Srinivas Chokkakula, PhD Candidate, Department of Geography, University of Washington, Seattle, USA (svas@u.washington.edu; svas@bsnl.in)

Daily wage labour markets (DLMs) are designated market-squares in cities where unemployed migrant labourers gather every day, to be picked up by potential employers for the day’s work and pay. A common feature in Indian cities - DLMs are characterized by high risks and vulnerabilities of migrant labourers. Some of their vulnerabilities are associated with their economic sustenance: availability of jobs, security over long term, access to and acceptability in appropriate networks that ensure work, etc. Other vulnerabilities are associated with their identity as a legal citizen of the city. Though they are not considered illegal immigrants, the workers encounter the state in myriad ways in their everyday lives as temporary, semi-permanent or permanent migrant workers. These encounters require them to prove their legality on a regular basis, which begins right from the location where they stand in crowds for jobs - usually at traffic junction. This extends till the point they gain access to basic services like water, sanitation, electricity and institutions like public distribution systems. This paper is concerned with the survival strategies of migrant labourers of DLMs in encountering the state and the law. In surviving through these encounters, the migrant workers adopt variety of political strategies. They participate in key networks and forge a range of political alliances. This paper builds upon the everyday practices of negotiating with the state by the DLM labourers and draws lessons for understanding the state and law in India. In the process, I critically engage with the actual encounters and imagined constructions of the state and the law from the perspective of the DLM labourers.

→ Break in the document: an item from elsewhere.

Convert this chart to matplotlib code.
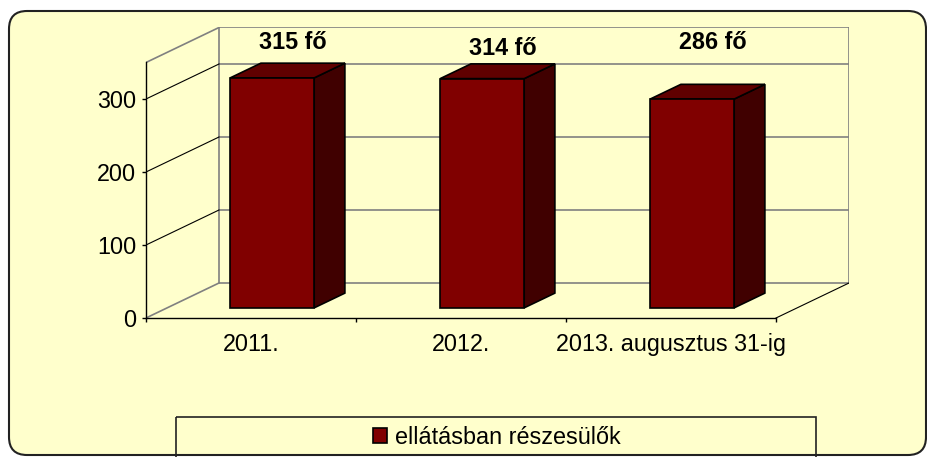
import matplotlib.pyplot as plt
from matplotlib.patches import FancyBboxPatch, Rectangle, Polygon, Patch

plt.rcParams['font.family'] = ['Liberation Sans', 'DejaVu Sans']
plt.rcParams['font.size'] = 16.8

categories = ['2011.', '2012.', '2013. augusztus 31-ig']
values = [315, 314, 286]
bar_labels = ['315 fő', '314 fő', '286 fő']
series_name = 'ellátásban részesülők'
yticks = [0, 100, 200, 300]
ymax = 350

# oblique depth of the 3D box, in data units
DX, DY = 0.348, 48.0
bar_w = 0.4
d0, d1 = 0.29, 0.71
front_c, side_c, top_c = '#800000', '#400000', '#600000'
grid_c = '#808080'

W, H = 928, 457
fig = plt.figure(figsize=(W / 100, H / 100), dpi=100)
fig.patch.set_facecolor('white')

# background frame in pixel coordinates
bg = fig.add_axes([0, 0, 1, 1], zorder=0)
bg.set_xlim(0, W)
bg.set_ylim(H, 0)
bg.axis('off')
bg.add_patch(FancyBboxPatch((9, 11), 917, 444, boxstyle='round,pad=0,rounding_size=18',
                            facecolor='#FFFFCC', edgecolor='#222222', lw=1.5))
bg.add_patch(Rectangle((176, 417), 640, 60, facecolor='none', edgecolor='#222222', lw=1.2))

# chart axes: origin of the front plane at pixel (146, 318)
x0px, y0px = 146, 318
unit_x, unit_y = 210, 0.73
ax = fig.add_axes([x0px / W, (H - y0px) / H, (3 + DX) * unit_x / W, (ymax + DY) * unit_y / H], zorder=1)
ax.set_facecolor('none')
ax.set_xlim(0, 3 + DX)
ax.set_ylim(0, ymax + DY)

# back wall and floor
ax.add_patch(Rectangle((DX, DY), 3, ymax, facecolor='none', edgecolor=grid_c, lw=1.2, zorder=1))
for v in yticks[1:]:
    ax.plot([DX, 3 + DX], [v + DY, v + DY], color=grid_c, lw=1.2, zorder=1)
    ax.plot([0, DX], [v, v + DY], color='black', lw=0.8, zorder=1)
ax.plot([0, DX], [0, DY], color=grid_c, lw=1.2, zorder=1)
ax.plot([0, DX], [ymax, ymax + DY], color=grid_c, lw=1.2, zorder=1)
ax.plot([3, 3 + DX], [0, DY], color='black', lw=0.8, zorder=1)

# bars
for i, v in enumerate(values):
    xl = i + 0.5 - bar_w / 2
    xr = xl + bar_w
    fx, fy = d0 * DX, d0 * DY
    bx, by = d1 * DX, d1 * DY
    front = [(xl + fx, fy), (xr + fx, fy), (xr + fx, v + fy), (xl + fx, v + fy)]
    side = [(xr + fx, fy), (xr + bx, by), (xr + bx, v + by), (xr + fx, v + fy)]
    top = [(xl + fx, v + fy), (xr + fx, v + fy), (xr + bx, v + by), (xl + bx, v + by)]
    for pts, c in [(side, side_c), (top, top_c), (front, front_c)]:
        ax.add_patch(Polygon(pts, closed=True, facecolor=c, edgecolor='black', lw=1.2, zorder=3))

label_y = [377, 369, 377]
for i, t in enumerate(bar_labels):
    ax.text(i + 0.5 + 0.2, label_y[i], t, ha='center', va='center', fontweight='bold',
            zorder=5, clip_on=False)

# front axes
for s in ['top', 'right']:
    ax.spines[s].set_visible(False)
ax.spines['left'].set_bounds(0, ymax)
ax.spines['bottom'].set_bounds(0, 3)
ax.spines['left'].set_linewidth(1.0)
ax.spines['bottom'].set_linewidth(1.0)
ax.set_yticks(yticks)
ax.tick_params(axis='y', direction='out', length=3, width=1, pad=4)
ax.set_xticks([0, 1, 2, 3])
ax.set_xticklabels([])
ax.tick_params(axis='x', which='major', direction='out', length=3, width=1)
ax.set_xticks([0.5, 1.5, 2.5], minor=True)
ax.set_xticklabels(categories, minor=True)
ax.tick_params(axis='x', which='minor', length=0, pad=11)

fig.legend(handles=[Patch(facecolor=front_c, edgecolor='black', lw=1.2)], labels=[series_name],
           loc='center', bbox_to_anchor=(497 / W, 1 - 437 / H), frameon=False,
           handlelength=0.6, handleheight=0.6, handletextpad=0.35)

fig.savefig('out.png', dpi=100, facecolor='white')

The paper draws upon an ethnographic study of the DLMs in the coastal city of Visakhaptanam in Andhra Pradesh. My approach is inspired by the feminist theoretical works that stress the situatedness of knowledge production and engages with the state and the law through the lens of labourers’ narratives of their own survival strategies. I further draw upon the traditions of ethnographic methods to approach the state and law in the conceptual intersection of the state and the society – along the works of postcolonial theorists like Timothy Mitchell and Akhil Gupta. The paper is organized into three major sections. In the first section, I discuss the specific characteristics of DLMs: the transboundary (rural-urban) expansion of coping strategies, temporary nature of migration, networks, complex patron-client relationships and group dynamics within the DLM spaces, and, their weak linkages with formal state institutions. I ague that the DLMs cannot be bundled together within the broader categories informal sector and require deeper and critical understanding of the spatiality of power relations, positionalities and political strategies. In the second section, I discuss my ethnographic study of DLMs in the Visakhapatnam city. In the third and final section, I take up particular narratives and life histories of labourers to draw implications for understanding the state and the notions of legality in India.